+++ DATA SECTION

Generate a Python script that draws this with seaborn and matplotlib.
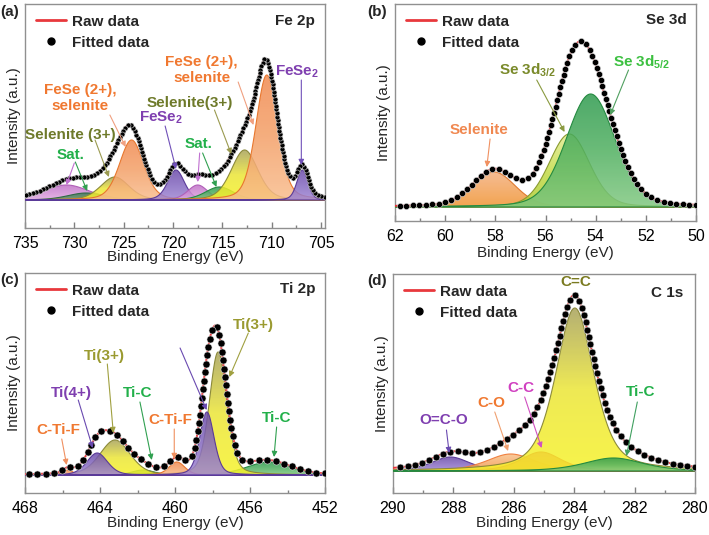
import numpy as np
import pandas as pd
import matplotlib
matplotlib.use('Agg')
import matplotlib.pyplot as plt
import seaborn as sns
from matplotlib.patches import Polygon
from matplotlib.colors import LinearSegmentedColormap
from matplotlib.lines import Line2D
from matplotlib.ticker import MultipleLocator

sns.set_style('ticks')
plt.rcParams['font.family'] = ['Liberation Sans', 'DejaVu Sans']
plt.rcParams['mathtext.fontset'] = 'custom'
plt.rcParams['mathtext.rm'] = 'Liberation Sans'
plt.rcParams['mathtext.bf'] = 'Liberation Sans:bold'
plt.rcParams['mathtext.it'] = 'Liberation Sans:italic'

# ---------------- data: fitted peak components ----------------
# (a) Fe 2p
fe_centers = [730.8, 728.8, 725.9, 724.2, 719.7, 717.5, 715.3, 712.75, 710.5, 706.9]
fe_heights = [15, 7, 23, 60, 30, 15, 13, 50, 125, 30]
fe_fwhm = [5.5, 4.5, 3.4, 2.9, 2.0, 2.4, 3.4, 3.2, 2.6, 1.3]
fe_kinds = ['pink', 'dgreen', 'yellow', 'orange', 'purple', 'pink', 'green', 'yellow', 'orange', 'purple']
# (b) Se 3d
se_centers = [58.05, 55.05, 54.2]
se_heights = [35, 73, 113]
se_fwhm = [2.0, 1.9, 2.3]
se_kinds = ['sorange', 'lime', 'green']
# (c) Ti 2p
ti_centers = [455.0, 461.7, 463.2, 457.7, 465.7, 459.9, 464.15, 458.3]
ti_heights = [13, 5, 35, 123, 5, 13, 22, 63]
ti_fwhm = [2.8, 1.4, 1.9, 1.1, 0.6, 1.0, 1.3, 0.9]
ti_kinds = ['green', 'green', 'yellow', 'yellow', 'orange', 'orange', 'purple', 'purple']
# (d) C 1s
c_centers = [288.1, 286.1, 285.1, 283.98, 282.7]
c_heights = [14, 17, 19, 163, 13]
c_fwhm = [1.5, 1.9, 1.6, 1.5, 2.3]
c_kinds = ['purple', 'lorange', 'red', 'yellow', 'green']

panel_titles = ['Fe 2p', 'Se 3d', 'Ti 2p', 'C 1s']
panel_letters = ['(a)', '(b)', '(c)', '(d)']
x_limits = [(735, 704.6), (62, 50), (468, 452), (290, 280)]
x_major = [5, 2, 4, 2]
x_minor = [2.5, 1, 2, 1]

# (top, middle, bottom, edge)
STY = {
    'orange': ('#f08a50', '#f4a068', '#f8bc8c', '#e8772e'),
    'yellow': ('#a8a25a', '#ece636', '#f6f22a', '#8c8a3a'),
    'purple': ('#6a4aa8', '#8468c0', '#a086d4', '#5a3a98'),
    'green': ('#2e9a4e', '#50b060', '#80c880', '#248a40'),
    'dgreen': ('#3c7a54', '#508a60', '#6aa070', '#2f6a44'),
    'pink': ('#c070c8', '#d08cd4', '#e0a8e0', '#b060b8'),
    'lime': ('#e4ec90', '#c4dc48', '#acca30', '#8a9a30'),
    'lorange': ('#f8c088', '#f6ac6a', '#f49a50', '#f08040'),
    'red': ('#e43a6a', '#ea5250', '#f06a40', '#d83050'),
    'sorange': ('#f4b080', '#f2a258', '#f09430', '#e07a30'),
}

ORANGE_T = '#f07830'
OLIVE_T = '#6e7a2a'
PURPLE_T = '#7f3fb0'
GREEN_T = '#22b04a'


def pv(x, c, h, w, eta):
    g = np.exp(-4 * np.log(2) * (x - c) ** 2 / w ** 2)
    l = 1.0 / (1 + 4 * (x - c) ** 2 / w ** 2)
    return h * (eta * l + (1 - eta) * g)


def grad_fill(ax, x, y, kind, z):
    ctop, cmid, cbot, edge = STY[kind]
    verts = np.column_stack([np.r_[x, x[::-1]], np.r_[y, np.zeros_like(y)]])
    patch = Polygon(verts, closed=True, facecolor='none', edgecolor=edge,
                    lw=0.8, zorder=z + 0.5)
    ax.add_patch(patch)
    cmap = LinearSegmentedColormap.from_list('g', [cbot, cmid, ctop])
    grad = np.linspace(0, 1, 128).reshape(-1, 1)
    im = ax.imshow(grad, extent=[x.min(), x.max(), 0, y.max()], origin='lower',
                   aspect='auto', cmap=cmap, alpha=0.85, zorder=z,
                   interpolation='bilinear')
    im.set_clip_path(patch)


def arc_sample(x, y, ppe, step):
    dx = np.diff(x) * ppe
    dy = np.diff(y)
    s = np.r_[0, np.cumsum(np.hypot(dx, dy))]
    targets = np.arange(0, s[-1], step)
    idx = np.clip(np.searchsorted(s, targets), 0, len(x) - 1)
    return x[idx], y[idx]


def draw_panel(ax, centers, heights, fwhm, kinds, xlim, eta, ppe, step, msize, ylim):
    lo, hi = min(xlim), max(xlim)
    x = np.linspace(lo, hi, 6000)
    total = np.zeros_like(x)
    for i, (c, h, w, k) in enumerate(zip(centers, heights, fwhm, kinds)):
        y = pv(x, c, h, w, eta)
        total += y
        grad_fill(ax, x, y, k, 2 + i)
    df = pd.DataFrame({'be': x, 'raw': total})
    sns.lineplot(data=df, x='be', y='raw', ax=ax, color='#e8383c', lw=1.4,
                 zorder=30, legend=False)
    xs, ys = arc_sample(x, total, ppe, step)
    dfp = pd.DataFrame({'be': xs, 'fit': ys})
    sns.scatterplot(data=dfp, x='be', y='fit', ax=ax, color='black', s=msize,
                    edgecolor='#dddddd', linewidth=0.4, zorder=40, legend=False)
    ax.set_xlim(*xlim)
    ax.set_ylim(*ylim)


fig = plt.figure(figsize=(7.09, 5.35), dpi=100)
W, H = 709, 535
boxes = [(25, 4, 325, 228), (395, 4, 696, 221), (25, 273, 325, 493), (393, 274, 695, 493)]
axes = []
for (l, t, r, b) in boxes:
    axes.append(fig.add_axes([l / W, 1 - b / H, (r - l) / W, (b - t) / H]))

draw_panel(axes[0], fe_centers, fe_heights, fe_fwhm, fe_kinds, x_limits[0], 0.3, 9.89, 3.6, 13, (-28, 196))
draw_panel(axes[1], se_centers, se_heights, se_fwhm, se_kinds, x_limits[1], 0.2, 25.06, 6.5, 20, (-14, 203))
draw_panel(axes[2], ti_centers, ti_heights, ti_fwhm, ti_kinds, x_limits[2], 0.3, 18.75, 8.5, 26, (-18, 202))
draw_panel(axes[3], c_centers, c_heights, c_fwhm, c_kinds, x_limits[3], 0.5, 30.17, 7.5, 24, (-22, 197))

title_pos = [(0.967, 0.925), (0.97, 0.925), (0.967, 0.928), (0.96, 0.912)]
letter_pos = [(0, 12), (367, 12), (0, 280), (367, 281)]
xlabel_pads = [-0.5, 1.5, 0.0, 0.5]
for i, ax in enumerate(axes):
    ax.xaxis.set_major_locator(MultipleLocator(x_major[i]))
    ax.xaxis.set_minor_locator(MultipleLocator(x_minor[i]))
    ax.tick_params(axis='x', which='both', direction='in', top=False, bottom=True,
                   colors='#808080', labelcolor='black', labelsize=11.5, pad=5.5)
    ax.tick_params(axis='x', which='major', length=4, width=1)
    ax.tick_params(axis='x', which='minor', length=2.5, width=1)
    ax.tick_params(axis='y', left=False, labelleft=False)
    for sp in ax.spines.values():
        sp.set_visible(True)
        sp.set_color('#909090')
        sp.set_linewidth(1.0)
    ax.set_xlabel('Binding Energy (eV)', fontsize=11, labelpad=xlabel_pads[i])
    ax.set_ylabel('Intensity (a.u.)', fontsize=11, labelpad=3)
    ax.text(title_pos[i][0], title_pos[i][1], panel_titles[i], transform=ax.transAxes,
            ha='right', va='center', fontsize=11, fontweight='bold', zorder=50)
    handles = [Line2D([0], [0], color='#e8383c', lw=2),
               Line2D([0], [0], marker='o', ls='', color='black', markersize=5)]
    ax.legend(handles, ['Raw data', 'Fitted data'], loc='upper left', frameon=False,
              prop={'weight': 'bold', 'size': 11}, handlelength=2.0,
              handletextpad=0.35, labelspacing=0.45, borderaxespad=0.45, borderpad=0.25)
    lx, ly = letter_pos[i]
    fig.text(lx / W, 1 - ly / H, panel_letters[i], ha='left', va='center',
             fontsize=11, fontweight='bold')

# ---------------- annotations ----------------
def label(ax, txt, xy, color):
    ax.text(xy[0], xy[1], txt, ha='center', va='center', color=color,
            fontsize=11, fontweight='bold', zorder=60, linespacing=1.15)


def arrow(ax, start, tip, color):
    ax.annotate('', xy=tip, xytext=start,
                arrowprops=dict(arrowstyle='-|>', color=color, lw=0.8,
                                mutation_scale=8, shrinkA=0, shrinkB=0), zorder=55)

a, b, c, d = axes
# (a)
label(a, 'FeSe (2+),\nselenite', (717.1, 130), ORANGE_T)
arrow(a, (713.4, 118), (711.85, 75), '#f0a080')
label(a, r'FeSe$_\mathbf{2}$', (707.4, 128), PURPLE_T)
arrow(a, (707.0, 120), (707.0, 35), '#7050b8')
label(a, 'Selenite(3+)', (718.3, 97), OLIVE_T)
arrow(a, (715.8, 90), (714.1, 46), '#9a9a50')
label(a, 'FeSe (2+),\nselenite', (729.4, 102), ORANGE_T)
arrow(a, (726.4, 85), (724.8, 53), '#f0a080')
label(a, r'FeSe$_\mathbf{2}$', (721.2, 82), PURPLE_T)
arrow(a, (720.8, 74), (719.7, 31), '#7050b8')
label(a, 'Selenite (3+)', (730.4, 65), OLIVE_T)
arrow(a, (727.9, 60), (726.5, 23), '#9a9a50')
label(a, 'Sat.', (730.4, 45), GREEN_T)
arrow(a, (730.0, 37), (730.8, 15), '#c070d0')
arrow(a, (729.9, 38), (728.7, 9), '#30a050')
label(a, 'Sat.', (717.4, 56), GREEN_T)
arrow(a, (717.3, 47), (717.5, 18), '#c070d0')
arrow(a, (717.0, 47), (715.6, 13), '#30a050')
# (b)
label(b, 'Selenite', (58.64, 77), '#f08850')
arrow(b, (58.21, 68), (58.34, 40), '#f09060')
label(b, r'Se 3d$_\mathbf{3/2}$', (56.71, 137), '#7a8a2a')
arrow(b, (56.35, 127), (55.24, 75), '#8a9a40')
label(b, r'Se 3d$_\mathbf{5/2}$', (52.16, 145), '#3cc040')
arrow(b, (52.69, 137), (53.42, 92), '#50a060')
# (c)
label(c, 'C-Ti-F', (466.22, 45), ORANGE_T)
arrow(c, (466.04, 36), (465.78, 10), '#f09060')
label(c, 'Ti(4+)', (465.51, 82), PURPLE_T)
arrow(c, (465.16, 75), (464.39, 27), '#6a4ab0')
label(c, 'Ti(3+)', (463.79, 119), '#9a9a30')
arrow(c, (463.61, 111), (463.29, 42), '#a0a040')
label(c, 'Ti-C', (462.01, 82), GREEN_T)
arrow(c, (461.87, 73), (461.24, 15), '#30a050')
label(c, 'C-Ti-F', (460.27, 55), ORANGE_T)
arrow(c, (460.04, 46), (460.04, 16), '#f09060')
arrow(c, (459.73, 127), (458.31, 65), '#6a4ab0')
label(c, 'Ti(3+)', (455.82, 150), '#9a9a30')
arrow(c, (456.09, 142), (457.1, 98), '#a0a040')
label(c, 'Ti-C', (454.58, 57), GREEN_T)
arrow(c, (454.58, 48), (454.72, 18), '#30a050')
# (d)
label(d, 'C=C', (283.96, 189), '#7a7a20')
label(d, 'O=C-O', (288.32, 51), PURPLE_T)
arrow(d, (288.23, 41), (288.14, 18), '#6a4ab0')
label(d, 'C-O', (286.74, 68), ORANGE_T)
arrow(d, (286.63, 59), (286.19, 20), '#f0a070')
label(d, 'C-C', (285.75, 83), '#d040c0')
arrow(d, (285.64, 74), (285.08, 23), '#d050c0')
label(d, 'Ti-C', (281.8, 79), GREEN_T)
arrow(d, (281.91, 69), (282.27, 15), '#40a060')

fig.savefig('out.png', dpi=100)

++++++

- _THE PROBLEM_:
Starting at the top of the listing above, please restate word for word each line up to and including the one that holds "plt.rcParams['mathtext.it'] = 'Liberation", omitting every image.

- _FULL OUTPUT_:
Generate a Python script that draws this with seaborn and matplotlib.
import numpy as np
import pandas as pd
import matplotlib
matplotlib.use('Agg')
import matplotlib.pyplot as plt
import seaborn as sns
from matplotlib.patches import Polygon
from matplotlib.colors import LinearSegmentedColormap
from matplotlib.lines import Line2D
from matplotlib.ticker import MultipleLocator

sns.set_style('ticks')
plt.rcParams['font.family'] = ['Liberation Sans', 'DejaVu Sans']
plt.rcParams['mathtext.fontset'] = 'custom'
plt.rcParams['mathtext.rm'] = 'Liberation Sans'
plt.rcParams['mathtext.bf'] = 'Liberation Sans:bold'
plt.rcParams['mathtext.it'] = 'Liberation Sans:italic'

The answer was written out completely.